* **Directions for this task**: Reproduce all the material exactly, minus any pictures it holds.

* **Information provided**:

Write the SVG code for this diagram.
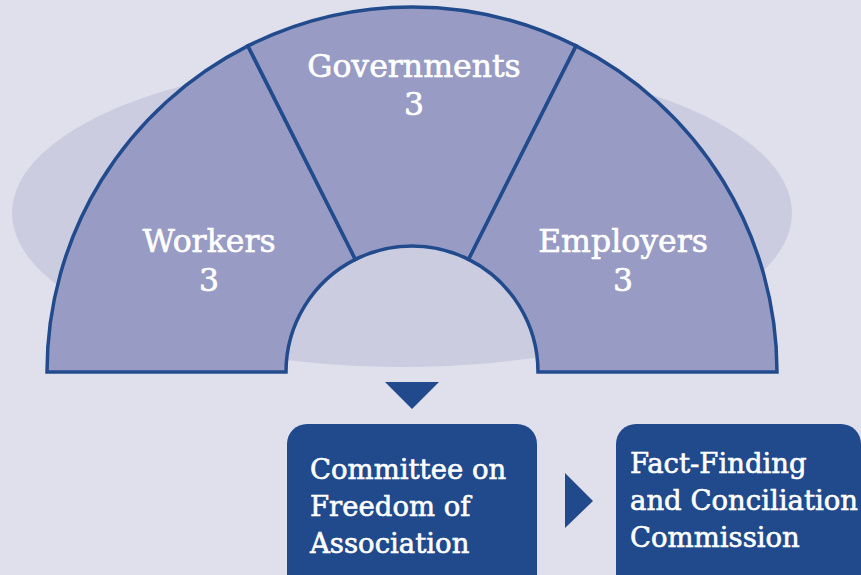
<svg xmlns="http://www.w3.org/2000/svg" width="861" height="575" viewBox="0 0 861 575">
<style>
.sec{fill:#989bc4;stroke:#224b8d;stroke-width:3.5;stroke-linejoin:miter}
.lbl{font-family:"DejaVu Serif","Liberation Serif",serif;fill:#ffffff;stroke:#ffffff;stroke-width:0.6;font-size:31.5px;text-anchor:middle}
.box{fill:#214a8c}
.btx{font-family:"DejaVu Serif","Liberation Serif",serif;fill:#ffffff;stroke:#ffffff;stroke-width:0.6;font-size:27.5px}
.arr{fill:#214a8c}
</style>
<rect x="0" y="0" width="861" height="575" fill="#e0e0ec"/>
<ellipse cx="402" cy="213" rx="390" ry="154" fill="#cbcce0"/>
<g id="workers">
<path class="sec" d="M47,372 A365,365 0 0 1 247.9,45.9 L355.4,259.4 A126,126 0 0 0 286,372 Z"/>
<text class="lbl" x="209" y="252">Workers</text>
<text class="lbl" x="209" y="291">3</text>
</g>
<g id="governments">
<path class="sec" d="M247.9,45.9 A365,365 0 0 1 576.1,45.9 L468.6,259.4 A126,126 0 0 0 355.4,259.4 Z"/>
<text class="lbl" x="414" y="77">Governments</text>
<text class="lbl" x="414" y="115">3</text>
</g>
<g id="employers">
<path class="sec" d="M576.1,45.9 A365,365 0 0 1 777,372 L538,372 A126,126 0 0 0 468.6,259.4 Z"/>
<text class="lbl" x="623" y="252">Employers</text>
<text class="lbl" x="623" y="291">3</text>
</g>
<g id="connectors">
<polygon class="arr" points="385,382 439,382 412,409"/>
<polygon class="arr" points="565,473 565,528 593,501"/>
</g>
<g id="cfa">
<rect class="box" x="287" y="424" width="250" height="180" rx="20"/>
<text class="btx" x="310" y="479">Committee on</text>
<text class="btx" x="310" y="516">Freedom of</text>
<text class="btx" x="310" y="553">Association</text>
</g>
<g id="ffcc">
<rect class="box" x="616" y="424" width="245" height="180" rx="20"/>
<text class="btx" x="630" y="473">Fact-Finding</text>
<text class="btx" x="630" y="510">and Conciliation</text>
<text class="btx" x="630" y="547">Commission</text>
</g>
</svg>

* **Task response**:
Write the SVG code for this diagram.
<svg xmlns="http://www.w3.org/2000/svg" width="861" height="575" viewBox="0 0 861 575">
<style>
.sec{fill:#989bc4;stroke:#224b8d;stroke-width:3.5;stroke-linejoin:miter}
.lbl{font-family:"DejaVu Serif","Liberation Serif",serif;fill:#ffffff;stroke:#ffffff;stroke-width:0.6;font-size:31.5px;text-anchor:middle}
.box{fill:#214a8c}
.btx{font-family:"DejaVu Serif","Liberation Serif",serif;fill:#ffffff;stroke:#ffffff;stroke-width:0.6;font-size:27.5px}
.arr{fill:#214a8c}
</style>
<rect x="0" y="0" width="861" height="575" fill="#e0e0ec"/>
<ellipse cx="402" cy="213" rx="390" ry="154" fill="#cbcce0"/>
<g id="workers">
<path class="sec" d="M47,372 A365,365 0 0 1 247.9,45.9 L355.4,259.4 A126,126 0 0 0 286,372 Z"/>
<text class="lbl" x="209" y="252">Workers</text>
<text class="lbl" x="209" y="291">3</text>
</g>
<g id="governments">
<path class="sec" d="M247.9,45.9 A365,365 0 0 1 576.1,45.9 L468.6,259.4 A126,126 0 0 0 355.4,259.4 Z"/>
<text class="lbl" x="414" y="77">Governments</text>
<text class="lbl" x="414" y="115">3</text>
</g>
<g id="employers">
<path class="sec" d="M576.1,45.9 A365,365 0 0 1 777,372 L538,372 A126,126 0 0 0 468.6,259.4 Z"/>
<text class="lbl" x="623" y="252">Employers</text>
<text class="lbl" x="623" y="291">3</text>
</g>
<g id="connectors">
<polygon class="arr" points="385,382 439,382 412,409"/>
<polygon class="arr" points="565,473 565,528 593,501"/>
</g>
<g id="cfa">
<rect class="box" x="287" y="424" width="250" height="180" rx="20"/>
<text class="btx" x="310" y="479">Committee on</text>
<text class="btx" x="310" y="516">Freedom of</text>
<text class="btx" x="310" y="553">Association</text>
</g>
<g id="ffcc">
<rect class="box" x="616" y="424" width="245" height="180" rx="20"/>
<text class="btx" x="630" y="473">Fact-Finding</text>
<text class="btx" x="630" y="510">and Conciliation</text>
<text class="btx" x="630" y="547">Commission</text>
</g>
</svg>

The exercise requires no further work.